**Exercise:** Give the number of lines below that contain the word "chart", and nothing else.

══════

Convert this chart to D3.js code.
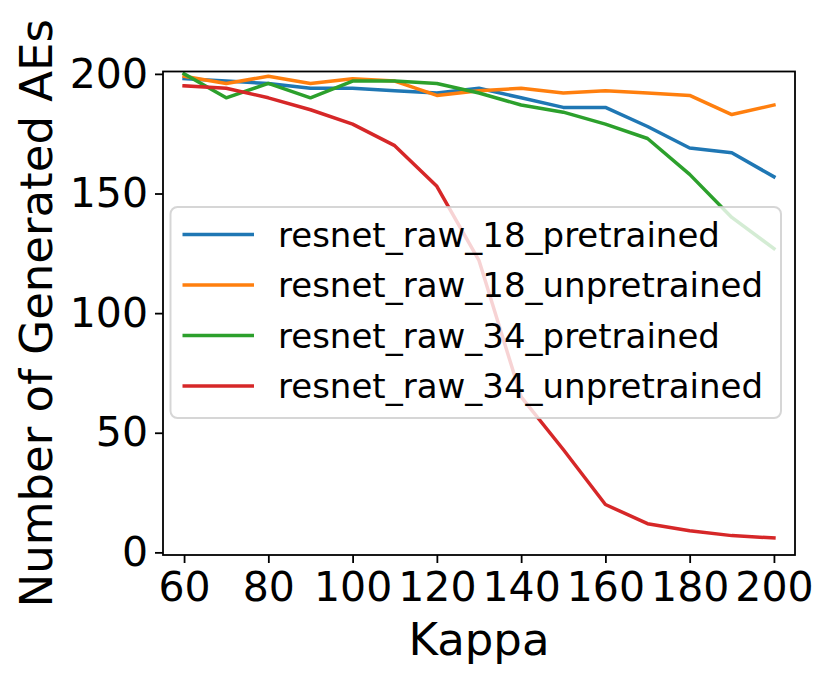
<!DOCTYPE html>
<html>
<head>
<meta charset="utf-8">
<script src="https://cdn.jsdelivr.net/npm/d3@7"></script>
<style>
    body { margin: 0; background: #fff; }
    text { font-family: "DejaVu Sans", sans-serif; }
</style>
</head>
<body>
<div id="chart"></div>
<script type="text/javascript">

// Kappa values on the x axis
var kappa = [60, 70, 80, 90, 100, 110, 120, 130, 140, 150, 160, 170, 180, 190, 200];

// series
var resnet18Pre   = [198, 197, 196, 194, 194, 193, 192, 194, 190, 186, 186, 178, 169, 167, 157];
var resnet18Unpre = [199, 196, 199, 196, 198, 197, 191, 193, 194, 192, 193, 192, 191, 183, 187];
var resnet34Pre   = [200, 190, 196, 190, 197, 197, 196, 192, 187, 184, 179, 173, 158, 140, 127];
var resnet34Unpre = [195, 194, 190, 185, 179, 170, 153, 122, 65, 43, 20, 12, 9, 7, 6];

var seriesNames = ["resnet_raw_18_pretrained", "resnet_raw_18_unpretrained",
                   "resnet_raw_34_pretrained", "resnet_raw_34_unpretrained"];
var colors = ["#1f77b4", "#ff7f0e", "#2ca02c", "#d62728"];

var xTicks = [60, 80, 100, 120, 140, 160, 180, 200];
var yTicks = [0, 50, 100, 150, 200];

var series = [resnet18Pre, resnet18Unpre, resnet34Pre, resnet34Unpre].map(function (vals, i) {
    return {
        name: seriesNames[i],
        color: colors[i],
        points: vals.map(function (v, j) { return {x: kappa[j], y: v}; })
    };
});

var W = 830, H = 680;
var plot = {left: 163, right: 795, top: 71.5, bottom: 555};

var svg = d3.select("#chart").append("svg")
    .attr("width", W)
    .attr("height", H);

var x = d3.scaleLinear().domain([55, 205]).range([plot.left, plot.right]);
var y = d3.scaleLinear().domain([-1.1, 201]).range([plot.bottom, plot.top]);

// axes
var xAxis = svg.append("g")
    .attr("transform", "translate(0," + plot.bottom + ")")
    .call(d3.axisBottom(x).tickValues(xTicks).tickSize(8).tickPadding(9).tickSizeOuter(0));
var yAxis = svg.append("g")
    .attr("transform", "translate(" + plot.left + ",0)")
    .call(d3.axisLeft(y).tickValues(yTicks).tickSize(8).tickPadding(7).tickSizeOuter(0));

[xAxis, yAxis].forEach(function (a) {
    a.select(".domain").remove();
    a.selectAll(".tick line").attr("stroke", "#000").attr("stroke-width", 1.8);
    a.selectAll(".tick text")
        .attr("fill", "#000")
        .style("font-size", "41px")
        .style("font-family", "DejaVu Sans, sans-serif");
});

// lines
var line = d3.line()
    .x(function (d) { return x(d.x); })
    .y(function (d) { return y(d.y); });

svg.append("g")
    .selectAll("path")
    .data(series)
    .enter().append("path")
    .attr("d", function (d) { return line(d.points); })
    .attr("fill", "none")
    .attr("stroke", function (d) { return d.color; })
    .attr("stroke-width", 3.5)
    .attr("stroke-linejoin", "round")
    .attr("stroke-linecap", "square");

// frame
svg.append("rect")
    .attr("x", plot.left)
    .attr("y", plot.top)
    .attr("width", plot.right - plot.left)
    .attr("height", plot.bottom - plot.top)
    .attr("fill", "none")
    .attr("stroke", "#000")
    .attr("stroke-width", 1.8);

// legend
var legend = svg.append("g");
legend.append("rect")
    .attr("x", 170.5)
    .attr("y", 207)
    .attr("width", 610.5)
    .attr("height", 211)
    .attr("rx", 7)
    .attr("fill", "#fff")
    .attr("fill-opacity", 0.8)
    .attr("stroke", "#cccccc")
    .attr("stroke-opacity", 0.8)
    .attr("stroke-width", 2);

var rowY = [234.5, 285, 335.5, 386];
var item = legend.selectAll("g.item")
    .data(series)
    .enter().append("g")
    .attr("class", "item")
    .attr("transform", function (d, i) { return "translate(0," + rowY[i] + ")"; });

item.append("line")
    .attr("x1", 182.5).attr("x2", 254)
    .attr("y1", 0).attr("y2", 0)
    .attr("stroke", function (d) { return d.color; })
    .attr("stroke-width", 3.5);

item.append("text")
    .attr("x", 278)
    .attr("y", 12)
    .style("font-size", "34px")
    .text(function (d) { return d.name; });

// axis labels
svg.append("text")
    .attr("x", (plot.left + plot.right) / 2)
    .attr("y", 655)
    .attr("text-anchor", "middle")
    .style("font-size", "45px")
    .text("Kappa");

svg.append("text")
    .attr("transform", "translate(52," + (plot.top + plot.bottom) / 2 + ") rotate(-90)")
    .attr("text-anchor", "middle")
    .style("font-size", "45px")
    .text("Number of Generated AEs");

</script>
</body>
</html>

══════

**The output:** 3